Manaea was gifted a three-run lead thanks to RBI doubles from Jed Lowrie and Stephen Piscotty and Marcus Semien‘s solo shot off of Chris Sale in the fifth inning. While the Red Sox managed to draw two walks off of Manaea, they didn’t come anywhere close to plating a run. Andrew Benintendi tried to break up the no-no in the sixth inning with an infield hit down the first base line, but strayed out of bounds and later saw his hit reversed on a call of batter interference.

Entering the ninth inning, the 26-year-old lefty was sitting at just 95 pitches through eight frames of no-hit ball. He quickly deposed Blake Swihart and Mookie Betts with a groundout and fly out, then walked Benintendi on seven pitches. Any threat the Red Sox might have posed was soon eliminated, however, as Hanley Ramirez ground into a force out to complete the no-hitter.

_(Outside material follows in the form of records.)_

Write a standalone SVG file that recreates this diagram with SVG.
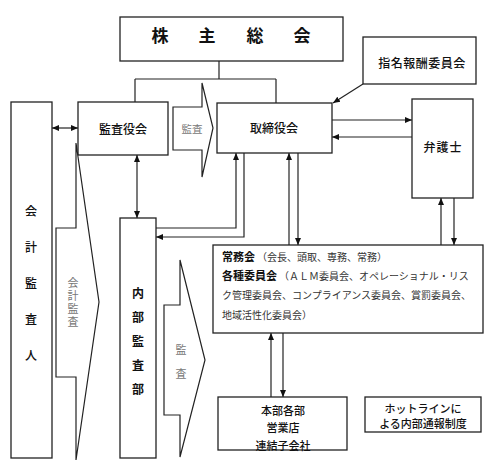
<svg xmlns="http://www.w3.org/2000/svg" width="491" height="466" viewBox="0 0 491 466">
<defs>
<marker id="ah" markerUnits="userSpaceOnUse" markerWidth="8" markerHeight="8" refX="7" refY="4" orient="auto-start-reverse">
<path d="M0,1 L7,4 L0,7 Z" fill="#111"/>
</marker>
<style>
.box{fill:#fff;stroke:#222;stroke-width:1.3}
.shape{fill:#fff;stroke:#222;stroke-width:1.2}
.ln{fill:none;stroke:#222;stroke-width:1.2}
.ar{fill:none;stroke:#222;stroke-width:1.2;marker-end:url(#ah)}
.ar2{fill:none;stroke:#222;stroke-width:1.2;marker-end:url(#ah);marker-start:url(#ah)}
text{font-family:"Noto Sans CJK JP","Liberation Sans",sans-serif;fill:#111;dominant-baseline:central;text-anchor:middle}
.lb{font-size:12px;font-weight:500}
.gr{fill:#777;font-size:10.5px}
.sm{font-size:10px;fill:#333;text-anchor:start}
.bd{font-size:11px;font-weight:bold;text-anchor:start}
.vt{writing-mode:vertical-rl}
</style>
</defs>
<rect width="491" height="466" fill="#fff"/>

<g id="connectors">
<path class="ln" d="M219,61 V79 M135,79 H276 M135,79 V102 M276,79 V103"/>
<path class="ar2" d="M52,128 H78"/>
<path class="ar" d="M363,84 L333,103"/>
<path class="ar" d="M332,120 H412"/>
<path class="ar" d="M412,137 H332"/>
<path class="ar2" d="M137,155 V218"/>
<path class="ar" d="M156,228 H236 V153"/>
<path class="ar" d="M244,153 V237 H156"/>
<path class="ar" d="M289,245 V153"/>
<path class="ar" d="M298,153 V245"/>
<path class="ar" d="M441,245 V198"/>
<path class="ar" d="M454,198 V245"/>
<path class="ar" d="M271,397 V333"/>
<path class="ar" d="M283,333 V397"/>
</g>

<g id="kabunushi">
<rect class="box" x="120" y="17" width="223" height="44"/>
<text x="160 207 255 302" y="34" style="font-size:17px;font-weight:bold">株主総会</text>
</g>

<g id="kansayakukai">
<rect class="box" x="78" y="102" width="90" height="53"/>
<text class="lb" x="123" y="128">監査役会</text>
</g>

<g id="kansa-arrow1">
<path class="shape" d="M173,107 H202 V83 L213,128 L202,177 V150 H173 Z"/>
<text class="gr" x="192" y="128">監査</text>
</g>

<g id="torishimariyakukai">
<rect class="box" x="217" y="103" width="115" height="50"/>
<text class="lb" x="274" y="127">取締役会</text>
</g>

<g id="shimei">
<rect class="box" x="363" y="37" width="113" height="47"/>
<text class="lb" x="422" y="62" style="letter-spacing:0.5px">指名報酬委員会</text>
</g>

<g id="bengoshi">
<rect class="box" x="412" y="99" width="61" height="99"/>
<text class="lb" x="443" y="146" style="letter-spacing:1px">弁護士</text>
</g>

<g id="kaikeikansanin">
<rect class="box" x="11" y="102" width="41" height="356"/>
<text class="lb" x="31" y="210">会</text>
<text class="lb" x="31" y="246">計</text>
<text class="lb" x="31" y="282">監</text>
<text class="lb" x="31" y="318">査</text>
<text class="lb" x="31" y="354">人</text>
</g>

<g id="kaikeikansa-arrow">
<path class="shape" d="M56,228 H76 V143 L99,302 L76,460 V377 H56 Z"/>
<text class="gr vt" x="73" y="303" style="font-size:11px;letter-spacing:2px">会計監査</text>
</g>

<g id="naibukansabu">
<rect class="box" x="120" y="218" width="36" height="240"/>
<text class="lb" x="138" y="292" style="font-weight:bold">内</text>
<text class="lb" x="138" y="316" style="font-weight:bold">部</text>
<text class="lb" x="138" y="340" style="font-weight:bold">監</text>
<text class="lb" x="138" y="364" style="font-weight:bold">査</text>
<text class="lb" x="138" y="388" style="font-weight:bold">部</text>
</g>

<g id="kansa-arrow2">
<path class="shape" d="M164,305 H180 V260 L205,360 L180,457 V415 H164 Z"/>
<text class="gr" x="181" y="349" style="font-size:11px">監</text>
<text class="gr" x="181" y="373" style="font-size:11px">査</text>
</g>

<g id="jomukai">
<rect class="box" x="213" y="245" width="270" height="88"/>
<text x="222" y="256"><tspan class="bd">常務会</tspan><tspan class="sm" dx="2">（会長、頭取、専務、常務）</tspan></text>
<text x="222" y="275"><tspan class="bd">各種委員会</tspan><tspan class="sm" dx="2">（ＡＬＭ委員会、オペレーショナル・リス</tspan></text>
<text class="sm" x="222" y="294">ク管理委員会、コンプライアンス委員会、賞罰委員会、</text>
<text class="sm" x="222" y="314">地域活性化委員会）</text>
</g>

<g id="honbu">
<rect class="box" x="218" y="397" width="129" height="53"/>
<text class="lb" x="283" y="410" style="font-size:11px">本部各部</text>
<text class="lb" x="283" y="427" style="font-size:11px">営業店</text>
<text class="lb" x="283" y="445" style="font-size:11px">連結子会社</text>
</g>

<g id="hotline">
<rect class="box" x="365" y="397" width="116" height="35"/>
<text class="lb" x="423" y="408" style="font-size:11px">ホットラインに</text>
<text class="lb" x="423" y="423" style="font-size:11px">よる内部通報制度</text>
</g>
</svg>
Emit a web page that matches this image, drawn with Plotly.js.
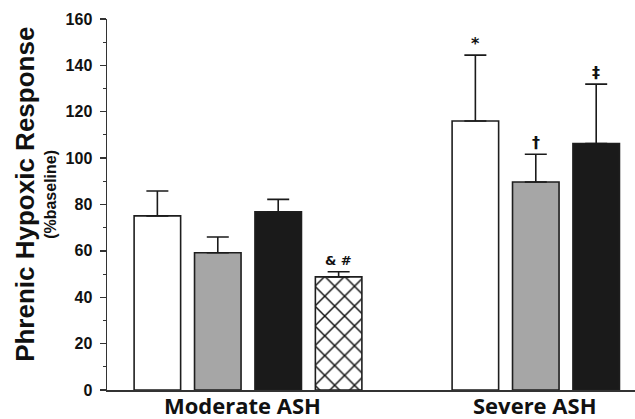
<!DOCTYPE html>
<html>
<head>
<meta charset="utf-8">
<script src="https://cdn.plot.ly/plotly-3.0.1.min.js"></script>
<style>html,body{margin:0;padding:0;background:#fff;}#chart{width:635px;height:419px;}</style>
</head>
<body>
<div id="chart"></div>
<script>
// ---- data ----
var groups = ["Moderate ASH", "Severe ASH"];
var whiteMean = [75.1, 116.0];
var whiteErr  = [10.7, 28.4];
var grayMean  = [59.2, 89.7];
var grayErr   = [6.8, 12.0];
var blackMean = [76.9, 106.3];
var blackErr  = [5.3, 25.6];
var hatchGroups = ["Moderate ASH"];
var hatchMean = [48.8];
var hatchErr  = [2.2];
var yTicks = [0, 20, 40, 60, 80, 100, 120, 140, 160];
var sigMarks = [
  {g: 1, slot: 0, text: "*", y: 116.0 + 28.4},
  {g: 1, slot: 1, text: "†", y: 89.7 + 12.0},
  {g: 1, slot: 2, text: "‡", y: 106.3 + 25.6},
  {g: 0, slot: 3, text: "& #", y: 48.8 + 2.2}
];

var bargap = 0.24;
var nSlots = 4;

function errBar(arr) {
  return {type: 'data', symmetric: false, array: arr, arrayminus: arr.map(function(){return 0;}),
          color: '#1a1a1a', thickness: 1.6, width: 11};
}
var outline = {color: '#1e1e1e', width: 1.6};

var traces = [
  {type: 'bar', x: groups, y: whiteMean, error_y: errBar(whiteErr),
   marker: {color: '#ffffff', line: outline}},
  {type: 'bar', x: groups, y: grayMean, error_y: errBar(grayErr),
   marker: {color: '#a6a6a6', line: outline}},
  {type: 'bar', x: groups, y: blackMean, error_y: errBar(blackErr),
   marker: {color: '#1a1a1a', line: outline}},
  {type: 'bar', x: hatchGroups, y: hatchMean, error_y: errBar(hatchErr),
   marker: {color: '#ffffff', line: outline,
            pattern: {shape: 'x', fgcolor: '#111111', bgcolor: '#ffffff', size: 14, solidity: 0.2}}}
];

var gw = 1 - bargap;
function slotPos(g, k) { return g - gw / 2 + gw / nSlots * (k + 0.5); }

var annotations = sigMarks.map(function (m) {
  var multi = m.text.length > 1;
  return {x: slotPos(m.g, m.slot), y: m.y, xref: 'x', yref: 'y', text: '<b>' + m.text + '</b>', showarrow: false,
          xanchor: 'center', yanchor: 'bottom', yshift: multi ? 2 : 0,
          font: {family: 'DejaVu Sans', size: multi ? 13 : 16, color: '#111111'}};
});
// group labels
annotations.push({x: 0, y: 0, xref: 'x', yref: 'y', xshift: -6, yshift: 1, xanchor: 'center', yanchor: 'top',
  borderpad: 0, text: '<b>' + groups[0] + '</b>', showarrow: false,
  font: {family: 'Open Sans', size: 22, color: '#111'}});
annotations.push({x: 1, y: 0, xref: 'x', yref: 'y', xshift: -31, yshift: 1, xanchor: 'center', yanchor: 'top',
  borderpad: 0, text: '<b>' + groups[1] + '</b>', showarrow: false,
  font: {family: 'Open Sans', size: 22, color: '#111'}});
// y titles
annotations.push({x: 0, y: 0.526, xref: 'paper', yref: 'paper', xshift: -82, textangle: -90,
  xanchor: 'center', yanchor: 'middle',
  text: '<b>Phrenic Hypoxic Response</b>', showarrow: false,
  font: {family: 'Liberation Sans, Arial', size: 26, color: '#111'}});
annotations.push({x: 0, y: 0.526, xref: 'paper', yref: 'paper', xshift: -56, textangle: -90,
  xanchor: 'center', yanchor: 'middle',
  text: '<b>(%baseline)</b>', showarrow: false,
  font: {family: 'Liberation Sans, Arial', size: 16, color: '#111'}});

var layout = {
  width: 635, height: 419,
  margin: {l: 107, r: 0, t: 19, b: 29},
  paper_bgcolor: '#ffffff', plot_bgcolor: '#ffffff',
  showlegend: false,
  barmode: 'group', bargap: bargap, bargroupgap: 0.23,
  xaxis: {type: 'category', range: [-0.4434, 1.217], showticklabels: false, ticks: '',
          showline: true, linecolor: '#333', linewidth: 1.5, showgrid: false, zeroline: false,
          fixedrange: true},
  yaxis: {range: [0, 160], tickvals: yTicks, ticktext: yTicks.map(function(v){return '<b>' + v + '</b>';}),
          ticks: 'outside', ticklen: 6, tickwidth: 1.3, ticklabelstandoff: 4,
          tickcolor: '#333', showline: true, linecolor: '#333', linewidth: 1.5,
          showgrid: false, zeroline: false,
          minor: {dtick: 10, ticks: 'outside', ticklen: 3, tickwidth: 1, tickcolor: '#333', showgrid: false},
          tickfont: {family: 'Liberation Sans, Arial', size: 16, color: '#111'}},
  annotations: annotations
};

Plotly.newPlot('chart', traces, layout, {staticPlot: true, displayModeBar: false});
</script>
</body>
</html>
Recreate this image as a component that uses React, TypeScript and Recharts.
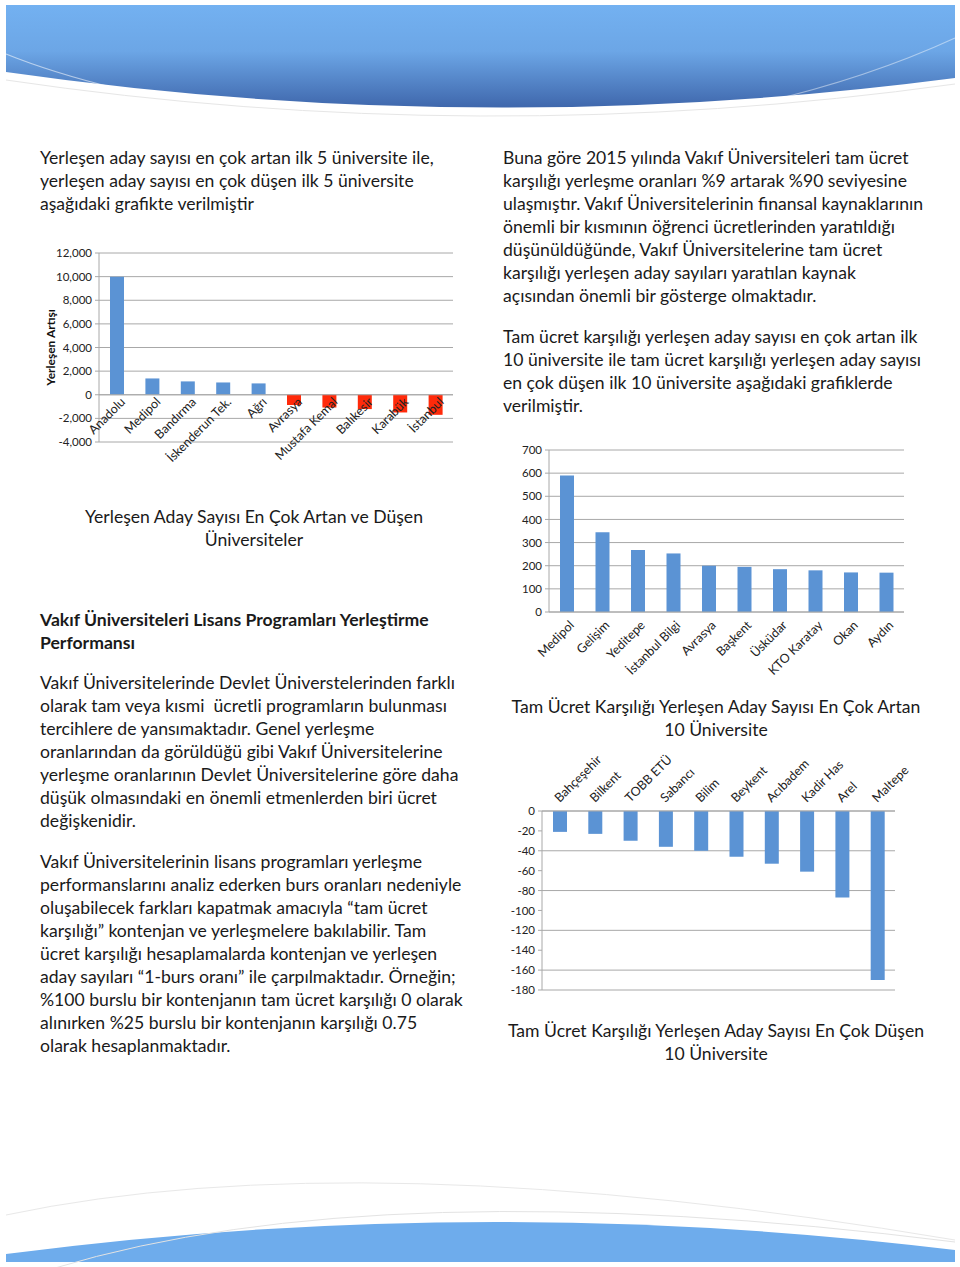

Manaea is the first A’s pitcher to toss a no-no since Dallas Braden’s perfect game against the Rays eight years ago. The last time the Red Sox were on the losing end of a no-hitter was also against an AL West rival, when the Mariners’ Chris Bosio clinched a 2-0 no-no on April 22, 1993. Manaea’s feat is even more outstanding given how dominant the Red Sox have looked this season: prior to Saturday’s defeat, they boasted a 17-2 record and had yet to be shut out during the regular season.